The upshot, Demarest argues, is that Hadoop has a pretty serious metadata problem. Langenfeld McReynolds concedes that Hadoop's out-of-the-box data management feature set leaves a lot to be desired but claims that Trifacta helps address this.
"As users are building up their script in Trifacta, metadata is being created through that process by the Trifacta product. What we then do with that metadata that's created [is] typing, [that is,] very simple metadata creation. This data type is time-oriented data, this data type is a string, this data type is a state, which we can tell because we understand the semantics of the data in Trifacta," she says. "We also integrate with some of those [BI] analytics tools as well [such as] Tableau. We're very cognizant about the need for that metadata [and] about how important that metadata is."
Trifacta, like Paxata, positions itself as a complement to the self-service discovery world of Tableau.
"Our part of the value proposition in the [analytic] stack is to be the data transformation platform. We sit in the middle, with the Hadoop distribution [beneath] and a tool like Tableau on top," she says, noting that Trifacta's isn't a completely GUI-fied environment. Some scripting is required, Langenfeld McReynolds concedes.
"Our focus is how can we take folks who understand SQL and give them access to Hadoop? SQL is not fantastic for [all] data transformation workloads. It's really good for BI-type queries, not so good for behavioral analysis, pattern matching, or path analysis on Web sites," she explains. "We kind of had to get a language that was flexible enough that the right level of abstraction was introduced. So what we came up with is a small, domain-specific language -- [called] "Wrangle" -- that is fit for the purpose of data transformation."
Right now, Trifacta tries to accelerate the extraction, loading, and preparation (in Hadoop) of relevant data from dispersed data sources. The long-term goal, says Langenfeld McReynolds, is that Trifacta will be able to push down the data processing workload to those dispersed data sources. In other words, instead of extracting data from a SQL database and moving it en bloc into Hadoop to be processed, Trifacta will instead push the data preparation workload down/out to the source database. (This is analogous to ETL push-down in traditional data management.)
This might be a moot capability, however, especially if Hadoop itself becomes more central to data preparation. Instead, data will be prepared in Hadoop (which functions as a kind of ETL platform) and moved or circulated outward -- i.e., to data warehouse platforms, analytic platforms, BI servers, or other consumers.
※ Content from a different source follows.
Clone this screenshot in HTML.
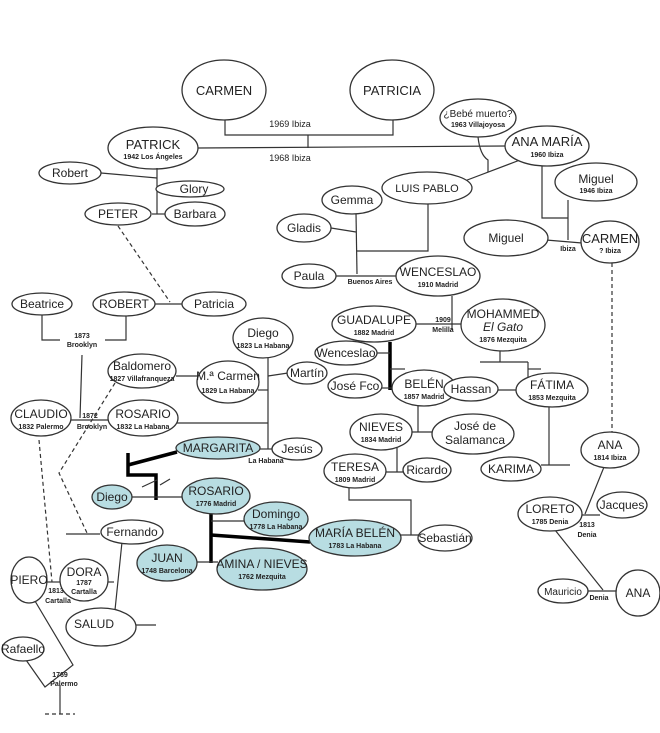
<!DOCTYPE html>
<html><head><meta charset="utf-8"><style>
html,body{margin:0;padding:0;background:#fff;}
svg{display:block;font-family:"Liberation Sans",Arial,sans-serif;}
ellipse{fill:#fff;stroke:#333;stroke-width:1.3}
ellipse.t{fill:#b8dde2}
line,polyline,path{stroke:#333;stroke-width:1.2;fill:none}
.k{stroke:#000;stroke-width:3.5}
.d{stroke-dasharray:4,3}
text{fill:#222;text-anchor:middle}
.n{font-size:12px}
.b{font-size:13px}
.s{font-size:7px;font-weight:bold}
</style></head><body>
<svg width="660" height="733" viewBox="0 0 660 733">
<!-- top -->
<polyline points="225,118 225,135 393,135 393,118"/>
<line x1="308" y1="135" x2="308" y2="148"/>
<line x1="198" y1="148" x2="506" y2="146"/>
<text x="290" y="127" style="font-size:9px">1969 Ibiza</text>
<text x="290" y="161" style="font-size:9px">1968 Ibiza</text>
<ellipse cx="224" cy="90" rx="42" ry="30"/><text class="b" x="224" y="95">CARMEN</text>
<ellipse cx="392" cy="90" rx="42" ry="30"/><text class="b" x="392" y="95">PATRICIA</text>
<path d="M478,137 Q480,155 488,160 L488,172"/>
<line x1="520" y1="160" x2="462" y2="182"/>
<polyline points="542,165 542,218 568,218"/>
<line x1="568" y1="200" x2="568" y2="240"/>
<line x1="546" y1="240" x2="582" y2="243"/>
<text class="s" x="568" y="251">Ibiza</text>
<line class="d" x1="612" y1="263" x2="612" y2="433"/>
<ellipse cx="153" cy="148" rx="45" ry="21"/><text class="b" x="153" y="149">PATRICK</text><text class="s" x="153" y="159">1942 Los Ángeles</text>
<ellipse cx="478" cy="118" rx="38" ry="19"/><text x="478" y="117" style="font-size:10px">¿Bebé muerto?</text><text class="s" x="478" y="127">1963 Villajoyosa</text>
<ellipse cx="547" cy="146" rx="42" ry="20"/><text class="b" x="547" y="146">ANA MARÍA</text><text class="s" x="547" y="157">1960 Ibiza</text>
<ellipse cx="427" cy="188" rx="45" ry="16"/><text x="427" y="192" style="font-size:11px">LUIS PABLO</text>
<ellipse cx="596" cy="182" rx="41" ry="19"/><text class="n" x="596" y="183">Miguel</text><text class="s" x="596" y="193">1946 Ibiza</text>
<ellipse cx="506" cy="238" rx="42" ry="18"/><text class="n" x="506" y="242">Miguel</text>
<ellipse cx="610" cy="242" rx="29" ry="21"/><text class="b" x="610" y="243">CARMEN</text><text class="s" x="610" y="253">? Ibiza</text>
<!-- Gemma group -->
<line x1="356" y1="213" x2="357" y2="274"/>
<line x1="331" y1="228" x2="356" y2="232"/>
<polyline points="357,251 428,251 428,204"/>
<line x1="336" y1="276" x2="398" y2="276"/>
<text class="s" x="370" y="284">Buenos Aires</text>
<ellipse cx="352" cy="200" rx="30" ry="14"/><text class="n" x="352" y="204">Gemma</text>
<ellipse cx="304" cy="228" rx="27" ry="14"/><text class="n" x="304" y="232">Gladis</text>
<ellipse cx="309" cy="276" rx="27" ry="12"/><text class="n" x="309" y="280">Paula</text>
<ellipse cx="438" cy="276" rx="42" ry="20"/><text class="n" x="438" y="276">WENCESLAO</text><text class="s" x="438" y="287">1910 Madrid</text>
<line x1="452" y1="296" x2="452" y2="330"/>
<line x1="416" y1="324" x2="462" y2="324"/>
<text class="s" x="443" y="322">1909</text><text class="s" x="443" y="332">Melilla</text>
<line class="k" x1="390" y1="342" x2="390" y2="390"/>
<line x1="377" y1="353" x2="390" y2="353"/>
<line x1="390" y1="369" x2="405" y2="369"/>
<line x1="382" y1="388" x2="392" y2="388"/>
<polyline points="500,350 500,362"/><line x1="480" y1="362" x2="528" y2="362"/>
<polyline points="528,362 528,390"/><line x1="528" y1="369" x2="541" y2="369"/>
<line x1="498" y1="390" x2="528" y2="390"/>
<line x1="549" y1="407" x2="549" y2="465"/><line x1="541" y1="465" x2="570" y2="465"/>
<ellipse cx="374" cy="324" rx="42" ry="18"/><text class="n" x="374" y="324">GUADALUPE</text><text class="s" x="374" y="335">1882 Madrid</text>
<ellipse cx="503" cy="325" rx="42" ry="26"/><text class="n" x="503" y="318">MOHAMMED</text><text class="n" x="503" y="331" style="font-style:italic">El Gato</text><text class="s" x="503" y="342">1876 Mezquita</text>
<ellipse cx="346" cy="353" rx="31" ry="12"/><text class="n" x="346" y="357">Wenceslao</text>
<ellipse cx="355" cy="386" rx="27" ry="12"/><text class="n" x="355" y="390">José Fco</text>
<ellipse cx="424" cy="388" rx="32" ry="18"/><text class="n" x="424" y="388">BELÉN</text><text class="s" x="424" y="399">1857 Madrid</text>
<ellipse cx="471" cy="389" rx="27" ry="12"/><text class="n" x="471" y="393">Hassan</text>
<ellipse cx="552" cy="390" rx="36" ry="17"/><text class="n" x="552" y="389">FÁTIMA</text><text class="s" x="552" y="400">1853 Mezquita</text>
<ellipse cx="511" cy="469" rx="30" ry="12"/><text class="n" x="511" y="473">KARIMA</text>
<line x1="418" y1="406" x2="418" y2="432"/><line x1="412" y1="432" x2="433" y2="432"/>
<line x1="397" y1="445" x2="397" y2="472"/><line x1="386" y1="472" x2="404" y2="472"/>
<polyline points="349,488 349,500 411,500 411,535 419,535"/>
<line x1="400" y1="535" x2="411" y2="535"/>
<ellipse cx="381" cy="432" rx="31" ry="18"/><text class="n" x="381" y="431">NIEVES</text><text class="s" x="381" y="442">1834 Madrid</text>
<ellipse cx="473" cy="434" rx="41" ry="20"/><text class="n" x="475" y="430">José de</text><text class="n" x="475" y="444">Salamanca</text>
<ellipse cx="355" cy="471" rx="31" ry="17"/><text class="n" x="355" y="471">TERESA</text><text class="s" x="355" y="482">1809 Madrid</text>
<ellipse cx="427" cy="470" rx="24" ry="12"/><text class="n" x="427" y="474">Ricardo</text>
<ellipse cx="445" cy="538" rx="27" ry="13"/><text class="n" x="445" y="542">Sebastián</text>
<!-- right bottom -->
<line x1="604" y1="467" x2="585" y2="514"/>
<line x1="580" y1="515" x2="600" y2="515"/>
<text class="s" x="587" y="527">1813</text><text class="s" x="587" y="537">Denia</text>
<line x1="555" y1="530" x2="603" y2="590"/>
<line x1="588" y1="591" x2="616" y2="591"/>
<text class="s" x="599" y="600">Denia</text>
<ellipse cx="610" cy="450" rx="29" ry="18"/><text class="n" x="610" y="449">ANA</text><text class="s" x="610" y="460">1814 Ibiza</text>
<ellipse cx="550" cy="514" rx="32" ry="17"/><text class="n" x="550" y="513">LORETO</text><text class="s" x="550" y="524">1785 Denia</text>
<ellipse cx="622" cy="505" rx="25" ry="13"/><text class="n" x="622" y="509">Jacques</text>
<ellipse cx="563" cy="591" rx="25" ry="12"/><text x="563" y="595" style="font-size:10px">Mauricio</text>
<ellipse cx="638" cy="593" rx="22" ry="23"/><text class="n" x="638" y="597">ANA</text>
<!-- left top -->
<line x1="101" y1="173" x2="157" y2="178"/>
<line x1="157" y1="168" x2="157" y2="214"/>
<line x1="152" y1="214" x2="165" y2="214"/>
<line x1="157" y1="189" x2="162" y2="189"/>
<line class="d" x1="118" y1="226" x2="170" y2="302"/>
<line x1="155" y1="304" x2="183" y2="304"/>
<ellipse cx="70" cy="173" rx="31" ry="11"/><text class="n" x="70" y="177">Robert</text>
<ellipse cx="190" cy="189" rx="34" ry="8"/><text class="n" x="194" y="193">Glory</text>
<ellipse cx="195" cy="214" rx="30" ry="12"/><text class="n" x="195" y="218">Barbara</text>
<ellipse cx="118" cy="214" rx="33" ry="11"/><text class="n" x="118" y="218">PETER</text>
<ellipse cx="42" cy="304" rx="30" ry="11"/><text class="n" x="42" y="308">Beatrice</text>
<ellipse cx="124" cy="304" rx="31" ry="12"/><text class="n" x="124" y="308">ROBERT</text>
<ellipse cx="214" cy="304" rx="32" ry="12"/><text class="n" x="214" y="308">Patricia</text>
<polyline points="42,315 42,340 60,340"/>
<polyline points="105,340 126,340 126,316"/>
<text class="s" x="82" y="338">1873</text><text class="s" x="82" y="347">Brooklyn</text>
<line x1="82" y1="355" x2="80" y2="418"/>
<line x1="71" y1="420" x2="110" y2="420"/>
<text class="s" x="90" y="418">1872</text><text class="s" x="92" y="429">Brooklyn</text>
<line x1="176" y1="376" x2="198" y2="376"/>
<line x1="268" y1="355" x2="268" y2="449"/>
<line x1="268" y1="376" x2="288" y2="373"/>
<line x1="258" y1="390" x2="268" y2="390"/>
<line x1="177" y1="423" x2="268" y2="423"/>
<line x1="259" y1="449" x2="274" y2="449"/>
<text class="s" x="266" y="463">La Habana</text>
<path class="d" d="M115,383 L59,473 L87,533"/>
<line class="d" x1="39" y1="440" x2="52" y2="582"/>
<ellipse cx="41" cy="418" rx="30" ry="18"/><text class="n" x="41" y="418">CLAUDIO</text><text class="s" x="41" y="429">1832 Palermo</text>
<ellipse cx="143" cy="418" rx="35" ry="18"/><text class="n" x="143" y="418">ROSARIO</text><text class="s" x="143" y="429">1832 La Habana</text>
<ellipse cx="142" cy="371" rx="34" ry="17"/><text class="n" x="142" y="370">Baldomero</text><text class="s" x="142" y="381">1827 Villafranqueza</text>
<ellipse cx="228" cy="382" rx="31" ry="21"/><text class="n" x="228" y="380">M.ª Carmen</text><text class="s" x="228" y="393">1829 La Habana</text>
<ellipse cx="263" cy="338" rx="30" ry="20"/><text class="n" x="263" y="337">Diego</text><text class="s" x="263" y="348">1823 La Habana</text>
<ellipse cx="307" cy="373" rx="20" ry="11"/><text class="n" x="307" y="377">Martín</text>
<ellipse cx="297" cy="449" rx="25" ry="11"/><text class="n" x="297" y="453">Jesús</text>
<!-- teal -->
<polyline class="k" points="177,452 128,465"/>
<polyline class="k" points="128,453 128,475 156,475 156,500"/>
<line x1="142" y1="487" x2="157" y2="480"/>
<line x1="160" y1="485" x2="170" y2="479"/>
<line x1="132" y1="497" x2="183" y2="497"/>
<line class="k" x1="211" y1="513" x2="211" y2="563"/>
<line x1="211" y1="521" x2="245" y2="521"/>
<line class="k" x1="211" y1="535" x2="310" y2="542"/>
<line x1="197" y1="562" x2="218" y2="562"/>
<ellipse class="t" cx="218" cy="448" rx="42" ry="11"/><text class="n" x="218" y="452">MARGARITA</text>
<ellipse class="t" cx="112" cy="497" rx="20" ry="12"/><text class="n" x="112" y="501">Diego</text>
<ellipse class="t" cx="216" cy="496" rx="34" ry="18"/><text class="n" x="216" y="495">ROSARIO</text><text class="s" x="216" y="506">1776 Madrid</text>
<ellipse class="t" cx="276" cy="519" rx="32" ry="17"/><text class="n" x="276" y="518">Domingo</text><text class="s" x="276" y="529">1778 La Habana</text>
<ellipse class="t" cx="355" cy="538" rx="46" ry="18"/><text class="n" x="355" y="537">MARÍA BELÉN</text><text class="s" x="355" y="548">1783 La Habana</text>
<ellipse class="t" cx="167" cy="563" rx="30" ry="18"/><text class="n" x="167" y="562">JUAN</text><text class="s" x="167" y="573">1748 Barcelona</text>
<ellipse class="t" cx="262" cy="569" rx="45" ry="21"/><text class="n" x="262" y="568">AMINA / NIEVES</text><text class="s" x="262" y="579">1762 Mezquita</text>
<!-- bottom left -->
<line x1="66" y1="534" x2="100" y2="534"/>
<line x1="122" y1="542" x2="115" y2="610"/>
<line x1="47" y1="582" x2="60" y2="582"/>
<line x1="108" y1="582" x2="114" y2="582"/>
<line x1="136" y1="625" x2="156" y2="625"/>
<polyline points="26,660 45,687 73,665 32,596"/>
<line x1="60" y1="685" x2="60" y2="714"/>
<line class="d" x1="45" y1="714" x2="75" y2="714"/>
<text class="s" x="60" y="677">1769</text><text class="s" x="64" y="686">Palermo</text>
<text class="s" x="56" y="593">1813</text><text class="s" x="58" y="603">Cartalla</text>
<ellipse cx="132" cy="532" rx="31" ry="12"/><text class="n" x="132" y="536">Fernando</text>
<ellipse cx="29" cy="580" rx="18" ry="23"/><text class="n" x="29" y="584">PIERO</text>
<ellipse cx="84" cy="580" rx="24" ry="21"/><text class="n" x="84" y="576">DORA</text><text class="s" x="84" y="585">1787</text><text class="s" x="84" y="594">Cartalla</text>
<ellipse cx="101" cy="627" rx="35" ry="19"/><text class="n" x="94" y="628">SALUD</text>
<ellipse cx="23" cy="649" rx="21" ry="12"/><text class="n" x="23" y="653">Rafaello</text>
</svg>
</body></html>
Langenfeld McReynolds thinks this outcome especially likely owing to Hadoop's capacity to generate schema-on-read, as distinct from the rigid schema of the old-school DM model.
"One of the biggest changes that we see is a transition in thinking from the idea that schema should be governed top-down to [the idea that] schema is something that develops grassroots from the bottom up and should be reusable. I think that's the triggering change of thinking that happens as organizations try to figure out how to enable a business analyst, a data scientist, a business engineer to do the work that they need to be able to do," she tells BI This Week.